GRASP + CRI: Fast Judgment, Real Controls
GRASP is how you decide. CRI’s FS AI RMF is how you prove. Here’s the operating model that avoids both checkbox theater and vague anxiety.
The Treasury’s new AI risk resources for banks — an AI Lexicon and the Financial Services AI Risk Management Framework (FS AI RMF) — are a real signal: the era of “we’re experimenting” is ending, and the era of “show me your controls” has arrived. (U.S. Treasury press release, AIEOG deliverables)
But this moment also produces a predictable failure mode: large frameworks add enough friction to misalign incentives for implementation teams, creating a gap between what the framework records and what the system actually does in production.
Here’s the right mental model:
- GRASP is the fast judgment layer: a shared language to decide what risk posture a specific agent (or agent system) actually has.
- CRI’s Financial Services AI Risk & Control Matrix is the control library and evidence layer: a deep catalog of control objectives, implementation guidance, and “what good looks like.”
You don’t pick one. You sequence them.
The 325-control paradox
We reviewed the full CRI matrix spreadsheet. In the “control objectives” view it enumerates hundreds of objectives, and in the “examples + evidence” view it expands into over a thousand concrete examples and evidence artifacts.
This is both valuable and dangerous.
- Valuable, because it operationalizes governance into implementable controls and defensible evidence.
- Dangerous, because if the on-ramp is too heavy, teams route around it — and your “AI governance program” becomes a fiction.
In other words: the bigger the framework, the more you need a small framework to decide what matters for this system right now.
What GRASP does that a control matrix can’t
GRASP exists for a reason: most agent risk doesn’t come from “AI” as a concept. It comes from ordinary engineering choices made at runtime.
- Reach: what can it touch (credentials, networks, PII, internal tools)?
- Agency: what can it do without approval (write actions, tool execution, delegation)?
- Safeguards: what stops harm when it’s wrong (circuit breakers, canaries, rollback)?
- Governance: can we observe and intervene (logs, ownership, kill switches)?
- Potential Damage: what’s the credible worst case (blast radius, irreversibility, detection latency)?
A control matrix can enumerate great practices. But it cannot, by itself, force the organization to answer: “what does this agent actually have permission to do in this environment?”
This is the same core theme we made in The Shadow is Cast by the Object: in 2026, the hard problem isn’t just unapproved tools — it’s approved tools being used in unapproved ways. A big framework won’t catch that drift unless it is paired with a runtime-aware posture model.
What CRI provides that GRASP intentionally doesn’t
GRASP is a decision framework. It’s not trying to be a full GRC control library.
The CRI matrix does the heavy lifting that most teams don’t want to reinvent:
- Control objectives with IDs and hierarchy (so you can build policy structures and map ownership).

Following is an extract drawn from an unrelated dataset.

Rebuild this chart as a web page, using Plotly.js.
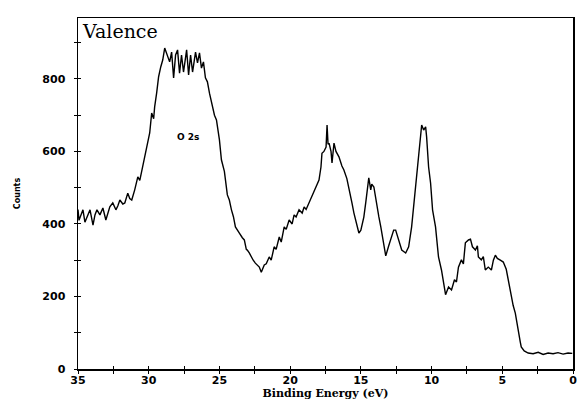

- Risk names and risk statements (so you can explain “why this control exists” in audit language).
- Implementation guidelines (so teams can actually build the thing).
- Examples of effective evidence (so you can prove it’s working, not just asserted).
- Maturity staging (so you can roadmap toward “embedded” controls instead of boiling the ocean).
Put bluntly: CRI is how you avoid blank-page syndrome when the regulator (or board) asks, “OK, show me what you did.”
The operating model: sequence small → large → small
Here’s how the two frameworks work together without creating bureaucracy theater.
- Start with GRASP (10–15 minutes). Describe the agent/system as deployed today. Be pessimistic. Treat tool access as real power.
- Pick the CRI slice that matches the GRASP shape. High Reach + High Agency demands deeper governance, stronger safeguards, and richer evidence. Low Reach + Low Agency gets a lighter slice.
- Implement controls as product work, not paperwork. Build the control into the workflow (defaults, guardrails, circuit breakers), and automate evidence capture (logs, config snapshots, approvals) so the “record” is emitted by the system—not reconstructed after the fact.
- Re-GRASP on configuration change. New tool? New data source? New autonomy? The posture changed. Re-scope the CRI slice.
This sequencing solves the core tension: GRASP keeps governance low-friction, while CRI makes it defensible.
A concrete example
Suppose you have an agent that drafts customer-facing communications and can trigger downstream workflows. GRASP immediately forces the questions that matter:
- Reach: does it see account data? can it call internal systems? does it touch PII?
- Agency: can it send messages without approval? can it open cases? can it execute actions?
- Safeguards: do you have circuit breakers when outputs deviate? can you shut it down fast?
Once you know the posture, CRI becomes useful in a different way: it provides the control objectives, guidelines, and evidence artifacts that turn “we thought about it” into “we built it.”
Conclusion
Frameworks aren’t rivals. They’re layers.
- GRASP gives you the fast, runtime-aware judgment call.
- CRI gives you the deep controls and evidence to operationalize that judgment at scale.